A Coca-Cola Europacific Partners spokeswoman said: “We share the goal of eliminating plastic waste from the environment and acknowledge that CCEP, in partnership with The Coca-Cola Company, has a responsibility to help solve this issue.

“That was the driving force in establishing our World Without Waste goals, and while we continue to make progress against these targets, we are challenging ourselves to do more.

“Today in Great Britain, all of our packaging is 100% recyclable, and all smaller bottles are 100% rPET. Our aim is to get more of it back so that it can be recycled and turned into new packaging again. That’s why we’ve launched new bottles with attached caps, making it easier to recycle the entire package.

“Through our sustainability action plan, This Is Forward, we work with organisations to encourage more recycling, and have pledged to collect and recycle a bottle or can for every one we sell by 2030. However, in Britain we want to get there much quicker, if governments across Britain can agree on a common approach to the implementation of DRS.”

Could better data unlock voluntary progress?

A challenge for even the most basic measure of plastic use is inconsistency in how it is reported.

It was a headache for a Greenpeace and Environmental Investigation Agency survey in 2019, which tried to gauge how many plastic water bottles major supermarkets sell. Aldi provided a figure for all plastic bottles instead of just water bottles, erroneously giving it a higher number than even Tesco. “The way they report is so different,” says Greenpeace senior plastic campaigner Nina Schrank. “It’s difficult to compare like for like.”

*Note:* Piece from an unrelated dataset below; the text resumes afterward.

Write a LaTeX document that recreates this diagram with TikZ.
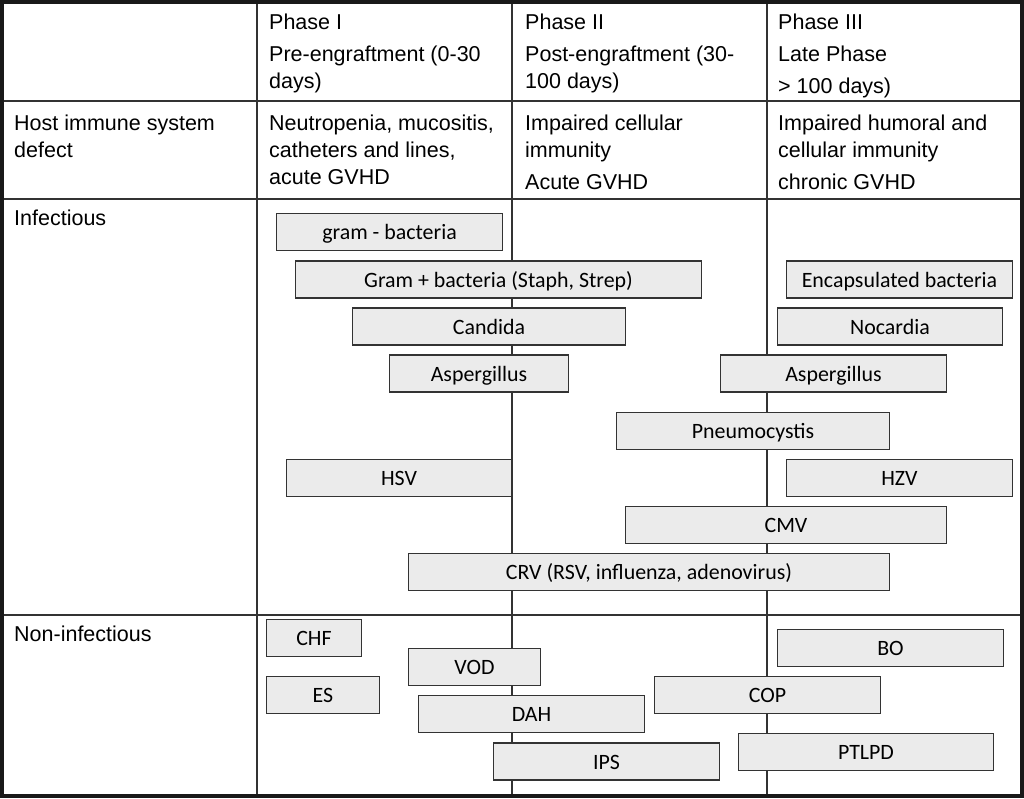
\documentclass[tikz,border=0pt]{standalone}
\usepackage{fontspec}
\setmainfont{Liberation Sans}
\newfontfamily\calib{Carlito}

\tikzset{
  rule/.style={draw=black!80, line width=1.5pt},
  pbox/.style={draw=black!80, fill=black!8, line width=1.3pt, inner sep=0pt,
    minimum height=37pt, text height=15pt, text depth=0pt,
    font=\calib\fontsize{21.9}{26}\selectfont},
  cell/.style={anchor=north west, inner sep=0pt, align=left,
    font=\fontsize{21.5}{27}\selectfont}
}

\begin{document}
\begin{tikzpicture}[x=1pt,y=-1pt]
                \useasboundingbox (0,0) rectangle (1024,798);
                % grid of the table
                \draw[rule] (2,101) -- (1022,101);
                \draw[rule] (2,199) -- (1022,199);
                \draw[rule] (2,615) -- (1022,615);
                \draw[rule] (257,2) -- (257,796);
                \draw[rule] (512,2) -- (512,796);
                \draw[rule] (767,2) -- (767,796);
                \draw[black!90, line width=4pt] (2,2) rectangle (1022,796);
                % header cells
                \node[cell] (ph1) at (269,13.5) {Phase I\\[5pt]Pre-engraftment (0-30\\days)};
                \node[cell] (ph2) at (525,13.5) {Phase II\\[5pt]Post-engraftment (30-\\100 days)};
                \node[cell] (ph3) at (778,13.5) {Phase III\\[5pt]Late Phase\\[5pt]> 100 days)};
                \node[cell] (host) at (14,114.5) {Host immune system\\defect};
                \node[cell] (def1) at (269,114.5) {Neutropenia, mucositis,\\catheters and lines,\\acute GVHD};
                \node[cell] (def2) at (525,114.5) {Impaired cellular\\immunity\\[5pt]Acute GVHD};
                \node[cell] (def3) at (778,114.5) {Impaired humoral and\\cellular immunity\\[5pt]chronic GVHD};
                \node[cell] (infect) at (14,209.5) {Infectious};
                \node[cell] (noninfect) at (14,625.5) {Non-infectious};
                % infectious
                \node[pbox, minimum width=226pt] (gramneg) at (389.5,232) {gram - bacteria};
                \node[pbox, minimum width=406pt] (grampos) at (498.5,279.5) {Gram + bacteria (Staph, Strep)};
                \node[pbox, minimum width=273pt] (candida) at (489,326.5) {Candida};
                \node[pbox, minimum width=179pt] (asperga) at (479,373.5) {Aspergillus};
                \node[pbox, minimum width=226pt] (encaps) at (899.5,279.5) {Encapsulated bacteria};
                \node[pbox, minimum width=225pt] (nocardia) at (890,326.5) {Nocardia};
                \node[pbox, minimum width=226pt] (aspergb) at (833.5,373.5) {Aspergillus};
                \node[pbox, minimum width=273pt] (pneumo) at (753,431) {Pneumocystis};
                \node[pbox, minimum width=225pt] (hsv) at (399,478) {HSV};
                \node[pbox, minimum width=226pt] (hzv) at (899.5,478) {HZV};
                \node[pbox, minimum width=321pt] (cmv) at (786,525) {CMV};
                \node[pbox, minimum width=481pt] (crv) at (649,572) {CRV (RSV, influenza, adenovirus)};
                % non-infectious
                \node[pbox, minimum width=95pt] (chf) at (314,638) {CHF};
                \node[pbox, minimum width=132pt] (vod) at (474.5,667) {VOD};
                \node[pbox, minimum width=113pt] (es) at (323,695) {ES};
                \node[pbox, minimum width=226pt] (dah) at (531.5,714) {DAH};
                \node[pbox, minimum width=226pt] (ips) at (606.5,761.5) {IPS};
                \node[pbox, minimum width=226pt] (bo) at (890.5,648) {BO};
                \node[pbox, minimum width=226pt] (cop) at (767.5,695) {COP};
                \node[pbox, minimum width=255pt] (ptlpd) at (866,752) {PTLPD};
\end{tikzpicture}
\end{document}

The issue was also highlighted in a report by the Changing Markets Foundation in May this year. ‘Under Wraps’ revealed wild inconsistencies in how 74 supermarkets across Europe report their plastic footprint, with only 12 providing total weight in own brand and only six, including Aldi, Lidl and M&S in the UK, giving the number of own brand plastic items.

Dsposal CEO Sophie Walker argues businesses have a poor grasp of the extent of plastic in their supply chains, and a standardised industry approach could unlock more meaningful voluntary progress.

Dsposal is developing a software platform intended to help businesses meet incoming extended producer responsibility requirements through a standardised approach to data on types of packaging.

“It will help everyone in the supply chain, from the packaging manufacturers and potentially even before that through to the people manufacturing the products and the retailers and brands, to share packaging data along that chain,” says Walker.

The need was highlighted in workshops with retailers and suppliers, which were “basically like group therapy sessions for people freaking out about EPR,” she says.

Alice Rackley, CEO of Polytag, which uses Dsposal’s data standard and its own technology to tag and trace packaging through its life cycle, argues it could encourage voluntary progress by providing a way to prove it is being made.

Businesses “will have access to data they’ve never seen before,” she says. “That can then sit beneath claims they’re making about packaging being recyclable, and validate them, rather than at the moment exposing themselves to greenwashing claims.”